*DATASET RECORDS*

## start

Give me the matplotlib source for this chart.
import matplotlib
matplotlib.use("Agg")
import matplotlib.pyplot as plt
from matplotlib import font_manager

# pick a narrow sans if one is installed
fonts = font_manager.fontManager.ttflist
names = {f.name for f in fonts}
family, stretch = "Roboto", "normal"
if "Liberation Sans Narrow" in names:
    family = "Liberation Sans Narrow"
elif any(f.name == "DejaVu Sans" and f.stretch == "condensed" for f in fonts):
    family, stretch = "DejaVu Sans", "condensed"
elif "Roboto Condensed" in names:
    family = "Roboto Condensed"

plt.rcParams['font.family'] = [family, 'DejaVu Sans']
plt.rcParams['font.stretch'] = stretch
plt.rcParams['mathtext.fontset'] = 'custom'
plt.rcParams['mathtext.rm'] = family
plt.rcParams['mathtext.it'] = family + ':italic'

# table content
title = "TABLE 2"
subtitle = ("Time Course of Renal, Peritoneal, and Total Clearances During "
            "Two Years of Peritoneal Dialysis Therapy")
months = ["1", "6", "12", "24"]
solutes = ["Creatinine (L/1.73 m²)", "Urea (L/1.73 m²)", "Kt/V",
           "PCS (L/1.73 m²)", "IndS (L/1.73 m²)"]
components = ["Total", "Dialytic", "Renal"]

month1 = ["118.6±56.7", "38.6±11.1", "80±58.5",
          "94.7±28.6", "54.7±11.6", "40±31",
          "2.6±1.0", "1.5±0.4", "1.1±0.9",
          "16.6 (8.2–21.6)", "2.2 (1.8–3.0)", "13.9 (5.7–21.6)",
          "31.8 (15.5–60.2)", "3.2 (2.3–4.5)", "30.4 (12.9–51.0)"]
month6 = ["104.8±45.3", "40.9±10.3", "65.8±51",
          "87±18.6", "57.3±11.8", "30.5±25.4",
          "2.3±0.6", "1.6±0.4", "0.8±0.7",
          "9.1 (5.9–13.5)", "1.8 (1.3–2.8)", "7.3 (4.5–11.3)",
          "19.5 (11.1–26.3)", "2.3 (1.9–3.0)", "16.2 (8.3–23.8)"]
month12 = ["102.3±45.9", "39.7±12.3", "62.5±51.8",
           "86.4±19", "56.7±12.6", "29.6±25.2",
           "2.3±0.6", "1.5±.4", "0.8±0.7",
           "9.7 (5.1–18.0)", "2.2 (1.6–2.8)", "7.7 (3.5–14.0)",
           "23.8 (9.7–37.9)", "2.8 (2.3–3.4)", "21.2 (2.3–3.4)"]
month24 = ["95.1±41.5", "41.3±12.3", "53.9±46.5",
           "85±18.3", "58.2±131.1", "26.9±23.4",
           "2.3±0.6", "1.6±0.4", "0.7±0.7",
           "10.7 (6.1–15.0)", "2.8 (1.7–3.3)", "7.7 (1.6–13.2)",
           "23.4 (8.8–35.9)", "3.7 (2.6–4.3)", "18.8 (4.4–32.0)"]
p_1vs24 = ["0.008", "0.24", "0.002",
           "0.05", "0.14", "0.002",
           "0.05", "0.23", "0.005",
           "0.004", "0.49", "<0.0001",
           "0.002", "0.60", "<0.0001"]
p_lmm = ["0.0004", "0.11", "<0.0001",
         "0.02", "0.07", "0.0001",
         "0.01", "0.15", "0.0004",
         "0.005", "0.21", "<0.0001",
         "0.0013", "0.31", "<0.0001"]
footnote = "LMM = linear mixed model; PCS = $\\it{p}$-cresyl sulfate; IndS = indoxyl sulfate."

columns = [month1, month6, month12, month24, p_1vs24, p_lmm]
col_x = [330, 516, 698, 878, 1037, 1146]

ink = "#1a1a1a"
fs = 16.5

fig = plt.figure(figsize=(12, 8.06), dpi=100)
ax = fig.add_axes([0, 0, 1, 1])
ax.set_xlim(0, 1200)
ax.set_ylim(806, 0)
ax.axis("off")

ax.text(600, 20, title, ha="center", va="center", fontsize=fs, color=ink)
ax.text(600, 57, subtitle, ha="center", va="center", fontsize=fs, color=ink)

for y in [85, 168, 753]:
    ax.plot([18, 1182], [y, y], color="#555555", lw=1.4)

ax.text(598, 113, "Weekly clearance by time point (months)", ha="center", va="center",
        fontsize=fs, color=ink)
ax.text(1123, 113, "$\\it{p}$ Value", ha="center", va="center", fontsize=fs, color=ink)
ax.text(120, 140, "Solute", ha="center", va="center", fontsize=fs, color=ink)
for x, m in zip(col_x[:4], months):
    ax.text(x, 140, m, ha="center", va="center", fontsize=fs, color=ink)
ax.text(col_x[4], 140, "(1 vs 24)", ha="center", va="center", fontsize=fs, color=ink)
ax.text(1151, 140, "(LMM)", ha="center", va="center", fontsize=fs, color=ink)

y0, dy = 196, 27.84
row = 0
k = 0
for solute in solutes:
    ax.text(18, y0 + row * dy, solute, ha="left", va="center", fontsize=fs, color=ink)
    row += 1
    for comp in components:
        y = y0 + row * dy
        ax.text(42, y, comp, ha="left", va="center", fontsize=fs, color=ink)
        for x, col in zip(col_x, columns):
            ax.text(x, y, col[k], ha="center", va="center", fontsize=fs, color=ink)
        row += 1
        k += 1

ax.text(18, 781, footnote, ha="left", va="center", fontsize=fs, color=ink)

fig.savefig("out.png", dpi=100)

## end
## start

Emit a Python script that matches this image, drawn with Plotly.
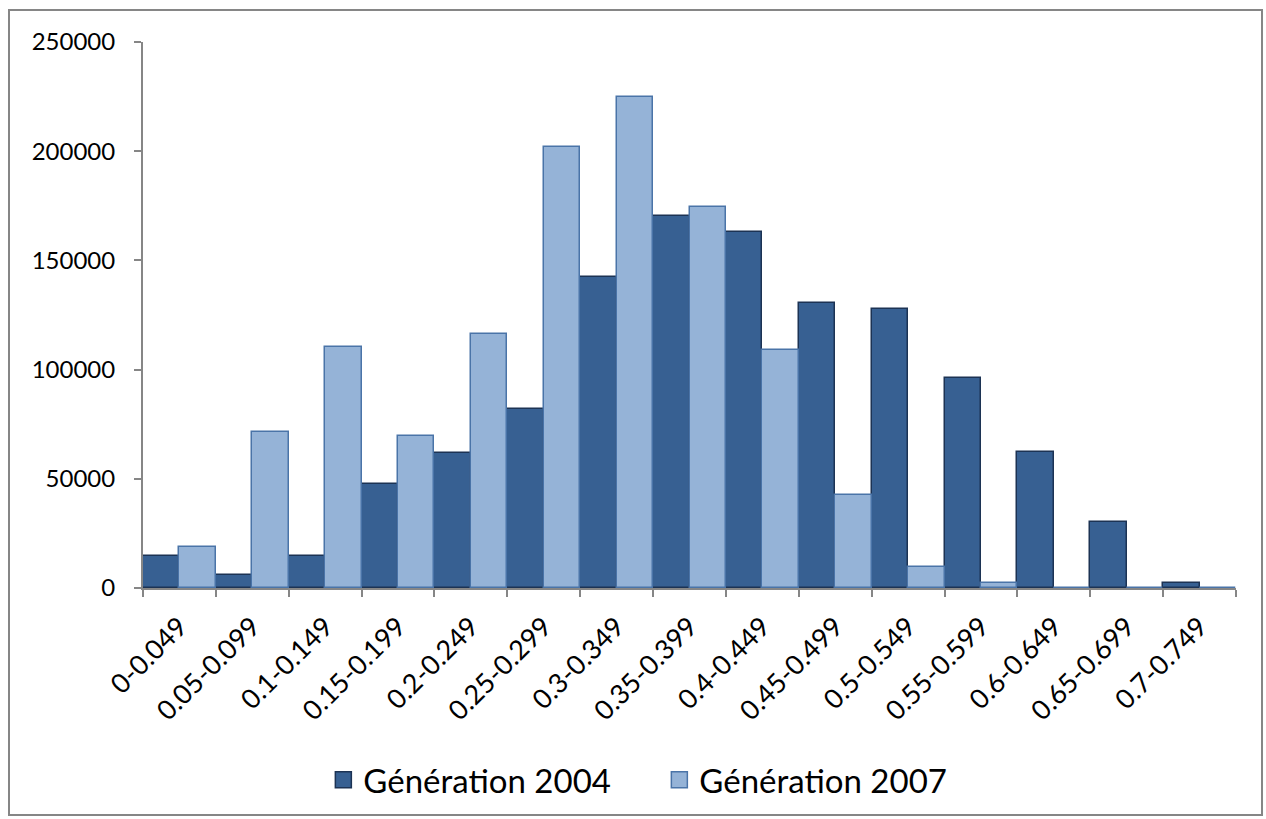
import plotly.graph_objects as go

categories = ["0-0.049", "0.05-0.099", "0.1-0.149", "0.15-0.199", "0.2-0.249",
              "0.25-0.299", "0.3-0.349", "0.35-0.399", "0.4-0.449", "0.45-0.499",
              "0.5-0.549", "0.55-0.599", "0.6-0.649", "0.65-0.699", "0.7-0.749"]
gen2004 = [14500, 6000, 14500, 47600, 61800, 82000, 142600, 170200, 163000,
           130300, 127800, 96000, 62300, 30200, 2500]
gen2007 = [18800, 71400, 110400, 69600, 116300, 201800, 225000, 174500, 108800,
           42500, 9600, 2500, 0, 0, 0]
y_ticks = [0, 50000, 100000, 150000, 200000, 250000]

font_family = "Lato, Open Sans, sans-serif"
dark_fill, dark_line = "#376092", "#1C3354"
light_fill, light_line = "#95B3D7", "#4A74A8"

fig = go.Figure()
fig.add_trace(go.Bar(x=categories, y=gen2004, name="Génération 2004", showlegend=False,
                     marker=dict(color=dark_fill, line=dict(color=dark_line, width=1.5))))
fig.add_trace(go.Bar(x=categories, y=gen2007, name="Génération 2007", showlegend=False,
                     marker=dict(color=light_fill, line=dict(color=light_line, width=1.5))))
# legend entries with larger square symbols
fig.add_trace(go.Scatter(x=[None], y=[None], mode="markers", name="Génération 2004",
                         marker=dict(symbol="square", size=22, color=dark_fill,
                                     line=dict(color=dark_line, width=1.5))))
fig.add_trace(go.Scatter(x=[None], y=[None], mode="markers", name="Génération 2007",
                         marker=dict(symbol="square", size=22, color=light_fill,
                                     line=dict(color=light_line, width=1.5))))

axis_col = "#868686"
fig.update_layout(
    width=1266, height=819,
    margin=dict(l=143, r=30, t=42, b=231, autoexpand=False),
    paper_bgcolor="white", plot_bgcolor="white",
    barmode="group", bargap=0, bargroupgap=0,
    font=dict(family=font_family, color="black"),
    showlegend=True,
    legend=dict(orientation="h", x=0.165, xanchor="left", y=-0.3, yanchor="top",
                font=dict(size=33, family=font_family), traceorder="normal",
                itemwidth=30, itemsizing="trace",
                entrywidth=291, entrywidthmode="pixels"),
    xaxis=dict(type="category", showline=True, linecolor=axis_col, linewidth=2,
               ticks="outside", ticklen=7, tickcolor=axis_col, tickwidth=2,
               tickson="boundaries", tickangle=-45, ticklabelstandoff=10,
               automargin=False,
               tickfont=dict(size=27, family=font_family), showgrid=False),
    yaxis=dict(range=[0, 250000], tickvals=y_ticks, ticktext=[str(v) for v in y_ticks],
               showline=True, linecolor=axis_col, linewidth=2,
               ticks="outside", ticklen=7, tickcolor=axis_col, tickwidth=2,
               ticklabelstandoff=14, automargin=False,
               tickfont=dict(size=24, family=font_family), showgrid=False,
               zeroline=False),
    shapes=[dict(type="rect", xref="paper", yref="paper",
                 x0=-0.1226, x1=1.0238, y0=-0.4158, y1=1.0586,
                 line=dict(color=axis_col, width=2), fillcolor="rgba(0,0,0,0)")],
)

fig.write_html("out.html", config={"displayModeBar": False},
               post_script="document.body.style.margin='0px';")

## end

*DIRECTIVE*
Print exactly what appears from the line holding "Emit a Python" down to the line holding "y_ticks = [0, 50000, 100000, 150000, 200000, 250000]", both ends kept, leaving out the pictures.

*COMPLETE RESPONSE*
Emit a Python script that matches this image, drawn with Plotly.
import plotly.graph_objects as go

categories = ["0-0.049", "0.05-0.099", "0.1-0.149", "0.15-0.199", "0.2-0.249",
              "0.25-0.299", "0.3-0.349", "0.35-0.399", "0.4-0.449", "0.45-0.499",
              "0.5-0.549", "0.55-0.599", "0.6-0.649", "0.65-0.699", "0.7-0.749"]
gen2004 = [14500, 6000, 14500, 47600, 61800, 82000, 142600, 170200, 163000,
           130300, 127800, 96000, 62300, 30200, 2500]
gen2007 = [18800, 71400, 110400, 69600, 116300, 201800, 225000, 174500, 108800,
           42500, 9600, 2500, 0, 0, 0]
y_ticks = [0, 50000, 100000, 150000, 200000, 250000]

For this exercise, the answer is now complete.